Fair value hedge accounting mechanics
At a previous meeting in September 2009, the IASB tentatively decided to improve hedge accounting requirements by replacing the mechanics used for fair value hedge accounting with an approach that is similar to cash flow hedge accounting (the tentative approach). In response to feedback received from the outreach activities on that tentative approach, the Board changed its tentative decision to an approach for fair value hedge accounting that presents the cumulative gain or loss on the hedged item attributable to the hedged risk as a separate line item in the balance sheet. That line item is presented within assets (or liabilities) for those reporting periods for which the hedged item is an asset (or liability). The fair value changes of the hedging instrument and the hedged item attributable to the hedged risk are taken to other comprehensive income, and any ineffectiveness (ie any difference) is transferred immediately to profit or loss.
At this meeting the Board discussed whether it should require linked presentation for fair value hedges. Linked presentation results in the gross assets and gross liabilities that are related because of the application of fair value hedge accounting being presented in proximity to one another (ie on the same side) on the face of the statement of financial position.
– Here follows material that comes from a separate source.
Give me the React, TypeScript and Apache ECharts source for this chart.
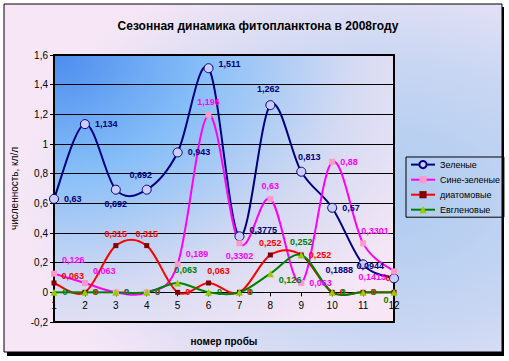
import React, { useEffect, useRef } from "react";
import * as echarts from "echarts";

const categories = ["1", "2", "3", "4", "5", "6", "7", "8", "9", "10", "11", "12"];
const greenAlgae = [0.63, 1.134, 0.692, 0.692, 0.943, 1.511, 0.3775, 1.262, 0.813, 0.57, 0.1888, 0.0944];
const blueGreen = [0.126, 0.063, 0, 0, 0.189, 1.196, 0.3302, 0.63, 0.063, 0.88, 0.3301, 0.1415];
const diatoms = [0.063, 0, 0.315, 0.315, 0, 0.063, 0, 0.252, 0.252, 0, 0, 0];
const euglena = [0, 0, 0, 0, 0.063, 0, 0, 0.126, 0.252, 0, 0, 0];
const seriesNames = ["Зеленые", "Сине-зеленые", "диатомовые", "Евгленовые"];

type LP = [string, number, number];
const greenLbl: LP[] = [
  ["right", 0, 0], ["right", 0, 0], ["bottom", 0, 0], ["top", -6, 0], ["right", 0, 0], ["right", 0, -4],
  ["right", 0, -6], ["top", -2, -2], ["top", 8, 0], ["right", 0, 0], ["left", 0, 6], ["left", 0, -12],
];
const blueGreenLbl: LP[] = [
  ["right", 0, -14], ["right", 0, -12], ["right", 0, 0], ["right", 0, 0], ["right", 0, -10], ["top", 0, 0],
  ["bottom", 0, 0], ["top", 0, 0], ["right", 0, 0], ["right", 0, 0], ["top", 12, 0], ["left", 0, 6],
];
const diatomLbl: LP[] = [
  ["right", 0, -7], ["right", 0, 0], ["top", 0, 0], ["top", 0, 0], ["right", 0, 0], ["top", 10, 0],
  ["right", 0, 0], ["top", 0, 0], ["right", 0, 0], ["right", 0, 0], ["right", 0, 0], ["top", -6, -2],
];
const euglenaLbl: LP[] = [
  ["right", 0, 0], ["right", 0, 0], ["right", 0, 0], ["right", 0, 0], ["top", 8, 0], ["right", 0, 0],
  ["right", 0, 0], ["right", 0, 6], ["top", 0, 0], ["right", 0, 0], ["right", 0, 0], ["bottom", -8, -5],
];

const fmt = (v: number) => String(v).replace(".", ",");

function build(values: number[], lbl: LP[]) {
  return values.map((v, i) => ({
    value: v,
    label: { position: lbl[i][0], offset: [lbl[i][1], lbl[i][2]] },
  }));
}

// Excel-like smoothed segment (Catmull-Rom -> cubic Bezier), computed via the axes' own coord mapping
function smoothSeries(name: string, values: number[], color: string) {
  return {
    name: name + "-curve",
    type: "custom",
    silent: true,
    z: 1,
    data: values.map((v, i) => [i, v]),
    renderItem: (params: any, api: any) => {
      const i = params.dataIndex;
      if (i >= values.length - 1) return null;
      const p = (k: number) => {
        const kk = Math.max(0, Math.min(values.length - 1, k));
        return api.coord([kk, values[kk]]);
      };
      const p0 = p(i - 1), p1 = p(i), p2 = p(i + 1), p3 = p(i + 2);
      return {
        type: "bezierCurve",
        shape: {
          x1: p1[0], y1: p1[1],
          x2: p2[0], y2: p2[1],
          cpx1: p1[0] + (p2[0] - p0[0]) / 6,
          cpy1: p1[1] + (p2[1] - p0[1]) / 6,
          cpx2: p2[0] - (p3[0] - p1[0]) / 6,
          cpy2: p2[1] - (p3[1] - p1[1]) / 6,
        },
        style: { stroke: color, lineWidth: 2, fill: "none" },
      };
    },
  };
}

const GRID_TOP = 55;
const GRID_H = 267;
const Y_MIN = -0.2;
const Y_MAX = 1.6;

export default function App() {
  const ref = useRef<HTMLDivElement>(null);
  useEffect(() => {
    if (!ref.current) return;
    const chart = echarts.init(ref.current, null, { renderer: "svg" });
    const labelBase = (color: string) => ({
      show: true,
      color,
      fontSize: 9,
      fontWeight: "bold",
      fontFamily: "Arial, Liberation Sans",
      formatter: (p: any) => fmt(p.value),
    });
    const colors = ["#000080", "#FF00FF", "#FF0000", "#008000"];
    const lineSeries = (idx: number, values: number[], lbl: LP[], symbol: string, size: number, itemStyle: any, labelColor: string) => ({
      name: seriesNames[idx],
      type: "line",
      data: build(values, lbl),
      symbol,
      symbolSize: size,
      z: 3,
      lineStyle: { color: colors[idx], width: 2, opacity: 0 },
      itemStyle,
      label: labelBase(labelColor),
    });
    // shift the category axis up to the value 0 line
    const zeroOffset = -GRID_H * (0 - Y_MIN) / (Y_MAX - Y_MIN);
    chart.setOption({
      animation: false,
      backgroundColor: "#ffffff",
      textStyle: { fontFamily: "Arial, Liberation Sans" },
      graphic: [
        { type: "rect", z: -10, shape: { x: 7, y: 7, width: 497, height: 349 }, style: { fill: "#000" }, silent: true },
        {
          type: "rect",
          z: -9,
          shape: { x: 4, y: 4, width: 498, height: 348 },
          style: {
            fill: new echarts.graphic.RadialGradient(0.78, 0.55, 0.75, [
              { offset: 0, color: "#AECBF0" },
              { offset: 0.5, color: "#C8D6F2" },
              { offset: 1, color: "#F7E7F6" },
            ]),
            stroke: "#000",
            lineWidth: 1,
          },
          silent: true,
        },
      ],
      title: {
        text: "Сезонная динамика фитопланктона в 2008году",
        left: 253,
        textAlign: "center",
        top: 15,
        textStyle: { fontSize: 12, fontWeight: "bold", color: "#000", fontFamily: "Arial, Liberation Sans" },
      },
      legend: {
        orient: "vertical",
        left: 406,
        top: 157,
        padding: [3, 4, 3, 4],
        itemGap: 6,
        itemWidth: 24,
        itemHeight: 9,
        borderColor: "#000",
        borderWidth: 1,
        textStyle: { fontSize: 9, color: "#000", fontFamily: "Arial, Liberation Sans" },
        data: seriesNames.map((n) => ({ name: n, lineStyle: { opacity: 1 } })),
      },
      grid: {
        left: 54,
        top: GRID_TOP,
        width: 340,
        height: GRID_H,
        outerBoundsMode: "none",
        containLabel: false,
        show: true,
        borderColor: "#000",
        borderWidth: 2,
        backgroundColor: new echarts.graphic.RadialGradient(0, 0, 1.25, [
          { offset: 0, color: "#4C8CEE" },
          { offset: 0.35, color: "#86BEF8" },
          { offset: 0.7, color: "#D4DAF2" },
          { offset: 1, color: "#F7E7F6" },
        ]),
      },
      xAxis: {
        type: "category",
        data: categories,
        boundaryGap: false,
        offset: zeroOffset,
        name: "номер пробы",
        nameLocation: "middle",
        nameGap: 44,
        nameTextStyle: { fontSize: 10, fontWeight: "bold", color: "#000" },
        axisLine: { onZero: false, lineStyle: { color: "#000", width: 1 } },
        axisTick: { show: true, length: 4, lineStyle: { color: "#000" } },
        axisLabel: { fontSize: 10, color: "#000", margin: 8 },
        splitLine: { show: false },
      },
      yAxis: {
        type: "value",
        min: Y_MIN,
        max: Y_MAX,
        interval: 0.2,
        name: "численность, кл/л",
        nameLocation: "middle",
        nameGap: 33,
        nameTextStyle: { fontSize: 10, color: "#000" },
        axisLine: { show: true, onZero: false, lineStyle: { color: "#000", width: 2 } },
        axisTick: { show: true, length: 4, lineStyle: { color: "#000" } },
        axisLabel: { fontSize: 10, color: "#000", margin: 6, formatter: (v: number) => fmt(Math.round(v * 10) / 10) },
        splitLine: { show: true, lineStyle: { color: "#000", width: 1 } },
      },
      series: [
        smoothSeries(seriesNames[0], greenAlgae, colors[0]),
        smoothSeries(seriesNames[1], blueGreen, colors[1]),
        smoothSeries(seriesNames[2], diatoms, colors[2]),
        smoothSeries(seriesNames[3], euglena, colors[3]),
        lineSeries(0, greenAlgae, greenLbl, "circle", 9, { color: "#CCCCFF", borderColor: "#000080", borderWidth: 1 }, "#000080"),
        lineSeries(1, blueGreen, blueGreenLbl, "rect", 6, { color: "#FF99CC", borderWidth: 0 }, "#FF00FF"),
        lineSeries(2, diatoms, diatomLbl, "rect", 5, { color: "#800000", borderWidth: 0 }, "#FF0000"),
        lineSeries(3, euglena, euglenaLbl, "triangle", 7, { color: "#99CC00", borderWidth: 0 }, "#008000"),
      ],
    });
    return () => chart.dispose();
  }, []);
  return <div ref={ref} style={{ position: "fixed", left: 0, top: 0, width: 509, height: 361 }} />;
}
The Board tentatively decided not to allow linked presentation because of the many different types of relationship that can exist between assets and liabilities, which would make it too difficult to establish an appropriate basis for determining when linked presentation would be required.
Eligible hedged items: groups and net positions
At this meeting the IASB continued its discussions of hedging groups and net positions focusing on two particular aspects.
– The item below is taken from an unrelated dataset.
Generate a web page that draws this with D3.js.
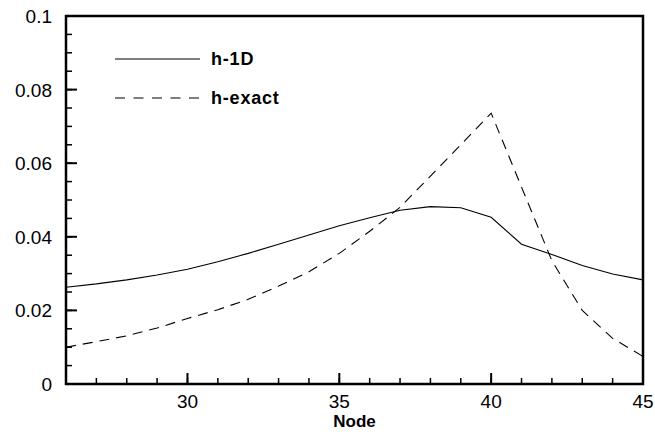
<!DOCTYPE html>
<html><head><meta charset="utf-8">
<script src="https://cdn.jsdelivr.net/npm/d3@7"></script>
<style>body{margin:0;background:#fff}svg{display:block}text{font-family:"Liberation Sans",Arial,sans-serif;fill:#000}</style>
</head><body><svg id="c" width="655" height="432"></svg>
<script>
const nodes = [26,27,28,29,30,31,32,33,34,35,36,37,38,39,40,41,42,43,44,45];
const h1D =   [0.0263,0.0272,0.0283,0.0296,0.0312,0.0332,0.0355,0.0380,0.0405,0.0430,0.0452,0.0472,0.0482,0.0479,0.0453,0.0380,0.0352,0.0322,0.0299,0.0283];
const hExact =[0.0100,0.0115,0.0131,0.0152,0.0178,0.0202,0.0230,0.0266,0.0305,0.0355,0.0415,0.0480,0.0565,0.0650,0.0736,0.0535,0.0335,0.0200,0.0124,0.0075];
const xTicks = [30,35,40,45];
const yTicks = [0,0.02,0.04,0.06,0.08,0.1];
const seriesNames = ["h-1D","h-exact"];
const xTitle = "Node";

const svg = d3.select("#c");
const L=66,R=643,T=16,B=384;
const x = d3.scaleLinear().domain([26,45]).range([L,R]);
const y = d3.scaleLinear().domain([0,0.1]).range([B,T]);

const xMinor = d3.range(26,46,1);
const yMinor = d3.range(0,0.1001,0.005);
const g = svg.append("g");
g.selectAll(".xm").data(xMinor).join("line")
  .attr("x1",d=>x(d)).attr("x2",d=>x(d)).attr("y1",B).attr("y2",B-6)
  .attr("stroke","#000").attr("stroke-width",1.5);
g.selectAll(".xM").data(xTicks).join("line")
  .attr("x1",d=>x(d)).attr("x2",d=>x(d)).attr("y1",B).attr("y2",B-11)
  .attr("stroke","#000").attr("stroke-width",2);
g.selectAll(".ym").data(yMinor).join("line")
  .attr("y1",d=>y(d)).attr("y2",d=>y(d)).attr("x1",L).attr("x2",L+6)
  .attr("stroke","#000").attr("stroke-width",1.5);
g.selectAll(".yM").data(yTicks).join("line")
  .attr("y1",d=>y(d)).attr("y2",d=>y(d)).attr("x1",L).attr("x2",L+11)
  .attr("stroke","#000").attr("stroke-width",2);

svg.append("rect").attr("x",L).attr("y",T).attr("width",R-L).attr("height",B-T)
  .attr("fill","none").attr("stroke","#000").attr("stroke-width",2.5);

g.selectAll(".xl").data(xTicks).join("text")
  .attr("x",d=>x(d)).attr("y",408).attr("text-anchor","middle")
  .style("font-size","19px").text(d=>d);
g.selectAll(".yl").data(yTicks).join("text")
  .attr("x",52).attr("y",d=>y(d)+7).attr("text-anchor","end")
  .style("font-size","19px").text(d=>d===0?"0":d3.format("~g")(d));
svg.append("text").attr("x",(L+R)/2).attr("y",427).attr("text-anchor","middle")
  .style("font-size","17px").style("font-weight","bold").text(xTitle);

const line = d3.line().x((d,i)=>x(nodes[i])).y(d=>y(d));
svg.append("path").attr("d",line(h1D)).attr("fill","none").attr("stroke","#000").attr("stroke-width",1.1);
svg.append("path").attr("d",line(hExact)).attr("fill","none").attr("stroke","#000").attr("stroke-width",1.1)
  .attr("stroke-dasharray","10,7");

const leg = [{n:seriesNames[0],y:59,dash:null},{n:seriesNames[1],y:98,dash:"10,8.5"}];
leg.forEach(d=>{
  svg.append("line").attr("x1",115).attr("x2",200).attr("y1",d.y).attr("y2",d.y)
    .attr("stroke","#000").attr("stroke-width",1.1).attr("stroke-dasharray",d.dash);
  svg.append("text").attr("x",211).attr("y",d.y+6).style("font-size","18px").style("font-weight","bold")
    .style("letter-spacing","0.8px").text(d.n);
});
</script></body></html>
First, it discussed the merits of permitting hedge accounting for net positions of forecast transactions. The Board looked at an example of forecast sales and cost of sales hedged on a net basis for foreign currency exchange risk using forward exchange contracts. The Board tentatively agreed to permit hedge accounting for such net positions, subject to consideration of other consequences of hedging net positions that may arise as the staff continue to explore the issues.
Second, it discussed different ways by which hedged items could be identified when they are hedged as part of a group. The Board looked at what an appropriate method would be to identify the hedged items when a net position is hedged. The Board tentatively decided that items in a net position hedge could be identified as individual gross items that can offset both within and across reporting periods provided that this could be done with a clear and robust link to risk management.
The discussions of whether net positions should qualify for hedge accounting will continue at a future meeting.